1. It turns out that npm allows us to capture the `--watch` argument from `npm run build --watch` by reading the `npm_config_watch` environment variable. (I did not realize this was possible when originally thinking about argument handling).

2. npm allows us to distinguish between `npm run build --watch` and `npm run build -- --watch`. However, it does *not* allow us to distinguish between `npm run build watch` and `npm run build -- watch`. This was the reason we needed the double `-- --` before, so now one is sufficient.

3. Only having to write one `--` seems much more natural, and exactly matches the built-in npm behavior. Writing `--watch` vs `watch` also seems more natural, since most other tools use the `--flag` style.

4. yarn and pnpm handle arguments differently to npm, and were not compatible with the changes I made in #272. Both yarn and pnpm actually allow us to reconstruct all of the command-line arguments, so while they each need special handling, we can match the behavior of this new syntax. They are also now tested.

### Other changes

1. Factored out a `cli-options` module because that code is now quite long, and for the next item...

2. Created a new set of `cli-options` tests that directly check the parsed options. This is more convenient and faster than the full integration tests, where we have to infer what options were parsed from the behavior.

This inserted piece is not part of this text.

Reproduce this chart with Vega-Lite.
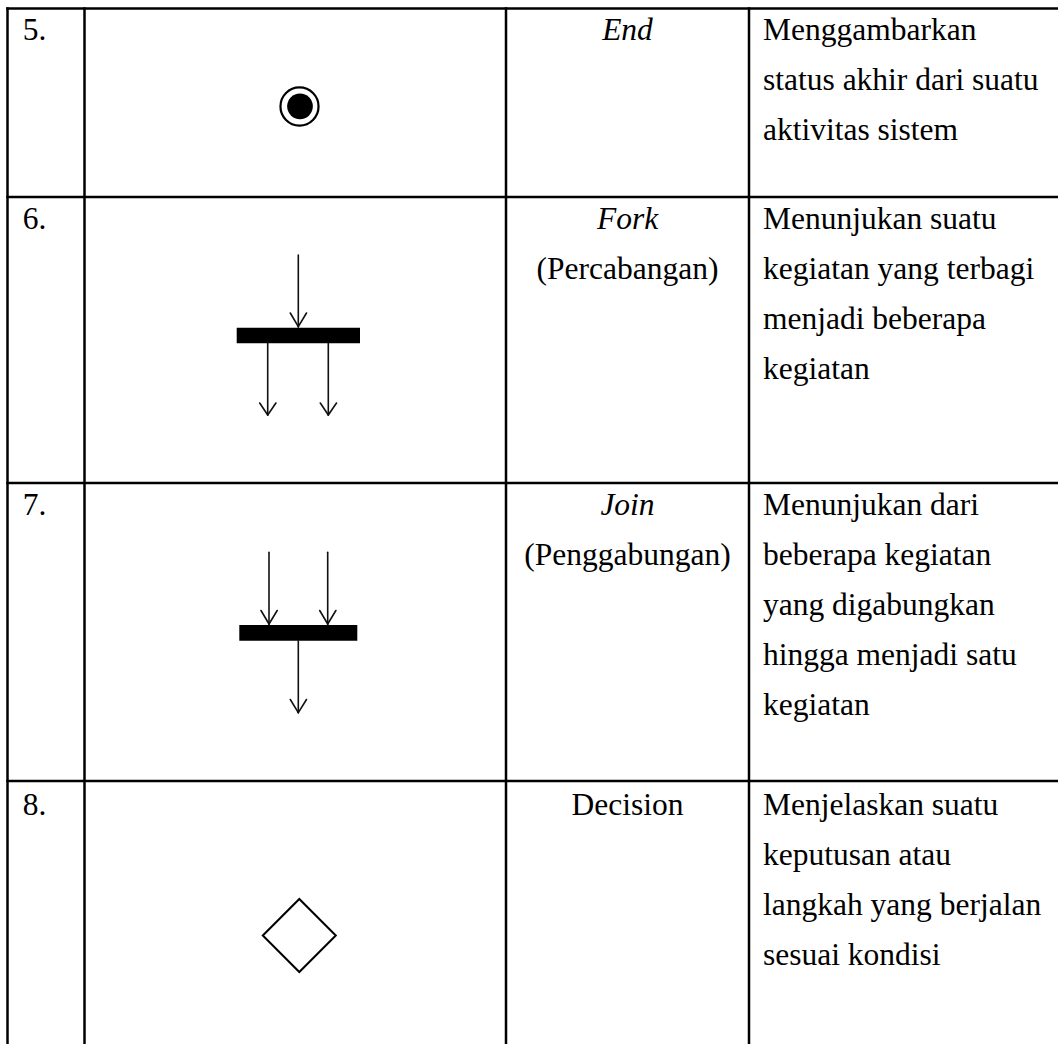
{
  "$schema": "https://vega.github.io/schema/vega-lite/v6.json",
  "width": 1058,
  "height": 1044,
  "padding": 0,
  "autosize": {"type": "none"},
  "background": "white",
  "config": {"view": {"stroke": null}},
  "datasets": {
    "grid": [
      {"x": 6.3, "y": 8.5, "x2": 1058, "y2": 8.5},
      {"x": 6.3, "y": 197, "x2": 1058, "y2": 197},
      {"x": 6.3, "y": 483, "x2": 1058, "y2": 483},
      {"x": 6.3, "y": 781, "x2": 1058, "y2": 781},
      {"x": 7.5, "y": 7.3, "x2": 7.5, "y2": 1044},
      {"x": 84.5, "y": 7.3, "x2": 84.5, "y2": 1044},
      {"x": 506, "y": 7.3, "x2": 506, "y2": 1044},
      {"x": 749, "y": 7.3, "x2": 749, "y2": 1044}
    ],
    "bars": [
      {"x": 236.7, "x2": 360, "y": 327.7, "y2": 343.3},
      {"x": 239.3, "x2": 357.3, "y": 625, "y2": 640.7}
    ],
    "arrows": [
      {"x": 298.3, "y": 255, "x2": 298.3, "y2": 327},
      {"x": 290.3, "y": 313, "x2": 298.3, "y2": 326.7},
      {"x": 306.5, "y": 313, "x2": 298.3, "y2": 326.7},
      {"x": 267.7, "y": 343, "x2": 267.7, "y2": 415},
      {"x": 259.7, "y": 403, "x2": 267.7, "y2": 415},
      {"x": 275.9, "y": 403, "x2": 267.7, "y2": 415},
      {"x": 328.3, "y": 343, "x2": 328.3, "y2": 415},
      {"x": 320.3, "y": 403, "x2": 328.3, "y2": 415},
      {"x": 336.5, "y": 403, "x2": 328.3, "y2": 415},
      {"x": 269, "y": 552.3, "x2": 269, "y2": 624.5},
      {"x": 261, "y": 610.5, "x2": 269, "y2": 624},
      {"x": 277.2, "y": 610.5, "x2": 269, "y2": 624},
      {"x": 327.7, "y": 552.3, "x2": 327.7, "y2": 624.5},
      {"x": 319.7, "y": 610.5, "x2": 327.7, "y2": 624},
      {"x": 335.9, "y": 610.5, "x2": 327.7, "y2": 624},
      {"x": 298.3, "y": 640.7, "x2": 298.3, "y2": 712.7},
      {"x": 290.3, "y": 699.5, "x2": 298.3, "y2": 712.7},
      {"x": 306.5, "y": 699.5, "x2": 298.3, "y2": 712.7}
    ],
    "ring": [{"x": 299.5, "y": 106.5}],
    "dot": [{"x": 300, "y": 106.3}],
    "diamond": [{"x": 299.3, "y": 935.5}],
    "numbers": [
      {"x": 22.7, "y": 40, "t": "5."},
      {"x": 22.7, "y": 228.5, "t": "6."},
      {"x": 22.7, "y": 514.5, "t": "7."},
      {"x": 22.7, "y": 814.5, "t": "8."}
    ],
    "namesItalic": [
      {"x": 627.5, "y": 40, "t": "End"},
      {"x": 627.5, "y": 228.5, "t": "Fork"},
      {"x": 627.5, "y": 514.5, "t": "Join"}
    ],
    "namesNormal": [
      {"x": 627.5, "y": 278.5, "t": "(Percabangan)"},
      {"x": 627.5, "y": 564.5, "t": "(Penggabungan)"},
      {"x": 627.5, "y": 814.5, "t": "Decision"}
    ],
    "desc": [
      {"x": 763, "y": 40, "t": "Menggambarkan"},
      {"x": 763, "y": 90, "t": "status akhir dari suatu"},
      {"x": 763, "y": 140, "t": "aktivitas sistem"},
      {"x": 763, "y": 228.5, "t": "Menunjukan suatu"},
      {"x": 763, "y": 278.5, "t": "kegiatan yang terbagi"},
      {"x": 763, "y": 328.5, "t": "menjadi beberapa"},
      {"x": 763, "y": 378.5, "t": "kegiatan"},
      {"x": 763, "y": 514.5, "t": "Menunjukan dari"},
      {"x": 763, "y": 564.5, "t": "beberapa kegiatan"},
      {"x": 763, "y": 614.5, "t": "yang digabungkan"},
      {"x": 763, "y": 664.5, "t": "hingga menjadi satu"},
      {"x": 763, "y": 714.5, "t": "kegiatan"},
      {"x": 763, "y": 814.5, "t": "Menjelaskan suatu"},
      {"x": 763, "y": 864.5, "t": "keputusan atau"},
      {"x": 763, "y": 914.5, "t": "langkah yang berjalan"},
      {"x": 763, "y": 964.5, "t": "sesuai kondisi"}
    ]
  },
  "encoding": {
    "x": {"field": "x", "type": "quantitative", "scale": {"domain": [0, 1058], "nice": false, "zero": false}, "axis": null},
    "y": {"field": "y", "type": "quantitative", "scale": {"domain": [0, 1044], "reverse": true, "nice": false, "zero": false}, "axis": null}
  },
  "layer": [
    {
      "data": {"name": "grid"},
      "mark": {"type": "rule", "color": "black", "strokeWidth": 2.5},
      "encoding": {"x2": {"field": "x2"}, "y2": {"field": "y2"}}
    },
    {
      "data": {"name": "bars"},
      "mark": {"type": "rect", "color": "black"},
      "encoding": {"x2": {"field": "x2"}, "y2": {"field": "y2"}}
    },
    {
      "data": {"name": "arrows"},
      "mark": {"type": "rule", "color": "#111", "strokeWidth": 1.6, "strokeCap": "round"},
      "encoding": {"x2": {"field": "x2"}, "y2": {"field": "y2"}}
    },
    {
      "data": {"name": "ring"},
      "mark": {"type": "point", "shape": "circle", "filled": false, "color": "black", "size": 1450, "strokeWidth": 2.2, "opacity": 1}
    },
    {
      "data": {"name": "dot"},
      "mark": {"type": "point", "shape": "circle", "filled": true, "color": "black", "size": 660, "opacity": 1}
    },
    {
      "data": {"name": "diamond"},
      "mark": {"type": "point", "shape": "diamond", "filled": false, "color": "black", "size": 5330, "strokeWidth": 2, "opacity": 1}
    },
    {
      "data": {"name": "numbers"},
      "mark": {"type": "text", "font": "Liberation Serif", "fontSize": 31.5, "align": "left", "baseline": "alphabetic", "color": "black"},
      "encoding": {"text": {"field": "t"}}
    },
    {
      "data": {"name": "namesItalic"},
      "mark": {"type": "text", "font": "Liberation Serif", "fontSize": 31.5, "fontStyle": "italic", "align": "center", "baseline": "alphabetic", "color": "black"},
      "encoding": {"text": {"field": "t"}}
    },
    {
      "data": {"name": "namesNormal"},
      "mark": {"type": "text", "font": "Liberation Serif", "fontSize": 31.5, "align": "center", "baseline": "alphabetic", "color": "black"},
      "encoding": {"text": {"field": "t"}}
    },
    {
      "data": {"name": "desc"},
      "mark": {"type": "text", "font": "Liberation Serif", "fontSize": 31.5, "align": "left", "baseline": "alphabetic", "color": "black"},
      "encoding": {"text": {"field": "t"}}
    }
  ]
}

3. Reverted the (unreleased) change from #272 which made unknown arguments an error. The problem with this is that Wireit arguments are now going to appear as `npm_config_<flag>` environment variables, and there are a bunch of `npm_config_*` variables that also get set that we would have to allow-list in order to decide which ones are unrecognized. Since those could change across npm versions or configurations, it seems risky to try and account for them all. Given that npm itself already silently ignores any `--flags` before a `--`, and we're trying to act like an extension to npm, I think this is fine.

4. Documented the support policy for npm/yarn/pnpm.